The front of the church was a bit more decorative, where the altar was. We walked towards it and noticed a line along the front right of the church. It wasn't too bad, about a 15 minute wait, which I thought was pretty good. However, as we got closer and I could see down the stairs (the altar was built over the believed site of Christ's birth), I quickly realized that the line was going fast because pilgrims only had 5-10 seconds at the site.

The altar above the place of Christ's birth
I walked down the stairs, only three people ahead of me, and realized that in less than a minute I would be directly on that spot. I tried to "prepare" for my moment, telling myself that this was huge. This was where it all started!

And then the moment came...I knelt down, said a short prayer, and got up...all in about 15 seconds.

The Hole in the Center where you can touch where Christ was born
Well...that was...different than I thought it would be.

I was expecting to break down crying, and instead I was just confused. I just wasn't feeling anything.
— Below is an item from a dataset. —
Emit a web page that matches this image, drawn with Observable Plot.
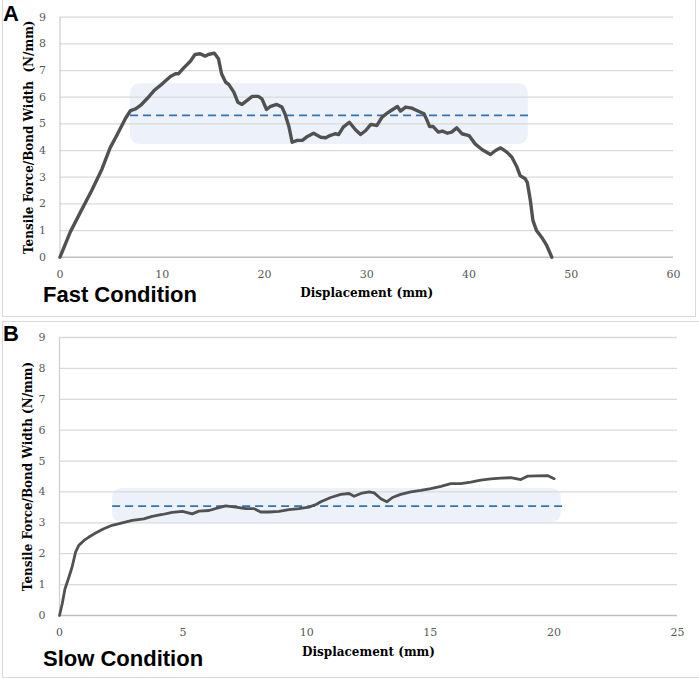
<!DOCTYPE html>
<html>
<head>
<meta charset="utf-8">
<script src="https://cdn.jsdelivr.net/npm/d3@7"></script>
<script src="https://cdn.jsdelivr.net/npm/@observablehq/plot@0.6"></script>
<style>
  body { margin: 0; background: #fff; }
  #wrap { position: relative; width: 699px; height: 679px; overflow: hidden; }
  .box { position: absolute; border: 1.5px solid #dadada; box-sizing: border-box; }
  .panel { position: absolute; left: 0; }
  .tag { position: absolute; font-family: "Liberation Sans", Arial, sans-serif; font-weight: bold; font-size: 22px; line-height: 22px; color: #000; white-space: nowrap; }
  g[aria-label="x-axis label"] text, g[aria-label="y-axis label"] text { font-weight: bold; fill: #000; font-size: 12px; }
</style>
</head>
<body>
<div id="wrap">
  <div class="box" style="left:2px;top:-2px;width:694px;height:319px;"></div>
  <div class="box" style="left:2px;top:321px;width:700px;height:357px;"></div>
  <div id="pa" class="panel" style="top:0px;"></div>
  <div id="pb" class="panel" style="top:321px;"></div>
  <div class="tag" style="left:3px;top:3px;">A</div>
  <div class="tag" style="left:43px;top:284px;">Fast Condition</div>
  <div class="tag" style="left:3px;top:323px;">B</div>
  <div class="tag" style="left:43px;top:648px;">Slow Condition</div>
</div>
<script>
// ---- data ----
const yTicks = [0, 1, 2, 3, 4, 5, 6, 7, 8, 9];
const fastTicks = [0, 10, 20, 30, 40, 50, 60];
const slowTicks = [0, 5, 10, 15, 20, 25];

// [displacement mm, force/width N/mm]
const fastCurve = [
  [0,0],[1.0,0.94],[2.0,1.69],[3.1,2.5],[4.1,3.3],[4.9,4.1],[5.6,4.6],[6.4,5.2],[6.9,5.5],[7.4,5.56],
  [7.9,5.7],[8.5,5.94],[9.2,6.25],[10.0,6.5],[10.8,6.78],[11.3,6.88],[11.6,6.88],[12.1,7.1],[12.75,7.35],[13.2,7.6],
  [13.7,7.63],[14.2,7.54],[14.5,7.6],[15.1,7.65],[15.5,7.44],[15.8,6.88],[16.2,6.56],[16.5,6.48],[17.0,6.19],[17.4,5.81],
  [17.8,5.73],[18.3,5.88],[18.8,6.03],[19.4,6.03],[19.75,5.94],[20.2,5.54],[20.6,5.66],[21.2,5.73],[21.7,5.63],[22.0,5.38],
  [22.4,4.88],[22.7,4.31],[23.2,4.38],[23.7,4.38],[24.2,4.53],[24.8,4.65],[25.5,4.5],[26.0,4.48],[26.4,4.56],[26.9,4.63],
  [27.25,4.6],[27.7,4.88],[28.3,5.06],[28.9,4.78],[29.4,4.6],[29.9,4.75],[30.4,4.98],[31.0,4.94],[31.5,5.25],[32.0,5.4],
  [32.5,5.53],[33.0,5.65],[33.3,5.48],[33.8,5.63],[34.4,5.59],[34.9,5.5],[35.6,5.38],[35.9,5.13],[36.15,4.9],[36.5,4.9],
  [37.0,4.69],[37.4,4.73],[37.9,4.65],[38.3,4.69],[38.8,4.85],[39.3,4.63],[40.0,4.56],[40.6,4.25],[41.3,4.03],[42.1,3.85],
  [42.6,4.0],[43.1,4.1],[43.7,3.94],[44.2,3.75],[44.7,3.37],[45.0,3.06],[45.5,2.94],[45.7,2.81],[46.0,2.13],[46.25,1.38],
  [46.6,1.0],[47.1,0.75],[47.6,0.44],[48.1,0]
];
const slowCurve = [
  [0,0],[0.11,0.38],[0.22,0.86],[0.38,1.24],[0.51,1.57],[0.65,2.05],[0.78,2.27],[0.99,2.43],[1.19,2.54],[1.46,2.67],
  [1.79,2.81],[2.13,2.92],[2.54,3.0],[2.94,3.08],[3.41,3.13],[3.75,3.21],[4.16,3.27],[4.56,3.34],[4.97,3.37],[5.37,3.29],
  [5.64,3.38],[6.05,3.4],[6.45,3.49],[6.72,3.55],[7.13,3.51],[7.53,3.46],[7.87,3.46],[8.14,3.35],[8.47,3.35],[8.88,3.37],
  [9.28,3.43],[9.69,3.46],[10.09,3.51],[10.4,3.6],[10.57,3.68],[10.97,3.82],[11.38,3.92],[11.71,3.95],[11.92,3.86],[12.19,3.95],
  [12.52,4.0],[12.73,3.97],[13.0,3.78],[13.24,3.68],[13.47,3.82],[13.8,3.92],[14.21,4.0],[14.62,4.05],[15.02,4.11],[15.43,4.18],
  [15.83,4.27],[16.23,4.27],[16.64,4.32],[17.04,4.38],[17.45,4.42],[17.85,4.45],[18.26,4.46],[18.66,4.4],[18.93,4.51],[19.34,4.52],
  [19.74,4.53],[20.01,4.43]
];

const fastBandX = [6.9, 45.8];
const fastBandY = [4.23, 6.5];
const fastMean = 5.32;
const fastMeanX = [6.9, 46.3];

const slowBandX = [2.15, 20.3];
const slowBandY = [3.01, 4.11];
const slowMean = 3.54;
const slowMeanX = [2.15, 20.4];

function panel(o) {
  return Plot.plot({
    width: 699,
    height: o.height,
    marginTop: o.marginTop,
    marginBottom: o.marginBottom,
    marginLeft: o.marginLeft,
    marginRight: o.marginRight,
    style: { fontFamily: "DejaVu Serif", fontSize: "11px", color: "#595959", background: "transparent", overflow: "visible" },
    x: { domain: [0, o.xMax] },
    y: { domain: [0, 9] },
    marks: [
      Plot.rect([0], { x1: () => o.bandX[0], x2: () => o.bandX[1], y1: () => o.bandY[0], y2: () => o.bandY[1], fill: "#edf2fa", rx: 9 }),
      Plot.gridY(yTicks.slice(1), { stroke: "#d9d9d9", strokeOpacity: 1, strokeWidth: 1.3 }),
      Plot.ruleX([0], { stroke: "#d0d0d0", strokeWidth: 1.3 }),
      Plot.ruleY([0], { stroke: "#bfbfbf", strokeWidth: 1.6 }),
      Plot.ruleY([o.mean], { x1: () => o.meanX[0], x2: () => o.meanX[1], stroke: "#2e75b6", strokeWidth: 1.8, strokeDasharray: "8,5" }),
      Plot.line(o.curve, { x: d => d[0], y: d => d[1], stroke: "#515151", strokeWidth: o.lineWidth, strokeLinejoin: "round", strokeLinecap: "round" }),
      Plot.axisX(o.xTicks, { tickSize: 0, tickPadding: 13, label: "Displacement (mm)", labelAnchor: "center", labelArrow: "none", labelOffset: 40 }),
      Plot.axisY(yTicks, { tickSize: 0, tickPadding: 14, label: o.ylabel, labelAnchor: "center", labelArrow: "none", labelOffset: 36 })
    ]
  });
}

document.getElementById("pa").append(panel({
  height: 317, marginTop: 16.7, marginBottom: 60.3, marginLeft: 59.5, marginRight: 26,
  xMax: 60, xTicks: fastTicks, curve: fastCurve,
  bandX: fastBandX, bandY: fastBandY, mean: fastMean, meanX: fastMeanX,
  ylabel: "Tensile Force/Bond Width\u00a0 (N/mm)", lineWidth: 3.4
}));

document.getElementById("pb").append(panel({
  height: 357, marginTop: 16, marginBottom: 63, marginLeft: 59, marginRight: 22,
  xMax: 25, xTicks: slowTicks, curve: slowCurve,
  bandX: slowBandX, bandY: slowBandY, mean: slowMean, meanX: slowMeanX,
  ylabel: "Tensile Force/Bond Width (N/mm)", lineWidth: 2.8
}));
</script>
</body>
</html>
Well, if I'm not having any emotional response, surely no one else is, I remember thinking as I walked back up the steps...running right into my friend, Anastasia, who told me with watery eyes, "Jake, this is the place. Like this is the place where God was in the flesh." You could say that I was a bit jealous of her...

God, why aren't you letting me have my moment?

But then I began thinking...why did God have such a generic site? I mean, if God wanted to, he could have chosen a site that would be known for thousands of years to come, but instead, he just chose random cave. (Side note: we learned Christ was actually born in a cave....not a stable. Sorry to ruin your nativity scenes.) This was the place where Emmanuel was born, where God was with us. But now that Christ has resurrected, he isn't with us more here than he is back in the US. He's everywhere.

Although we revere this location as the birth of Christ, so that we have a place to remember, we shouldn't respect this location anymore than any other location. We shouldn't be holy just in a church...we should be holy everywhere we go. If I would feel odd cussing in a place like the Church of the Nativity, maybe I should question why I don't feel odd cussing anywhere else.


Steven Furtick, one of my favorite pastors, recently said "Don't let your expectations affect what God wants you to experience." 

I don't think that applies anywhere more than here. If I would have had my "moment" at the a church of the Nativity, I wouldn't have been able to focus on this greater truth:

I need to act the same everywhere as I would here.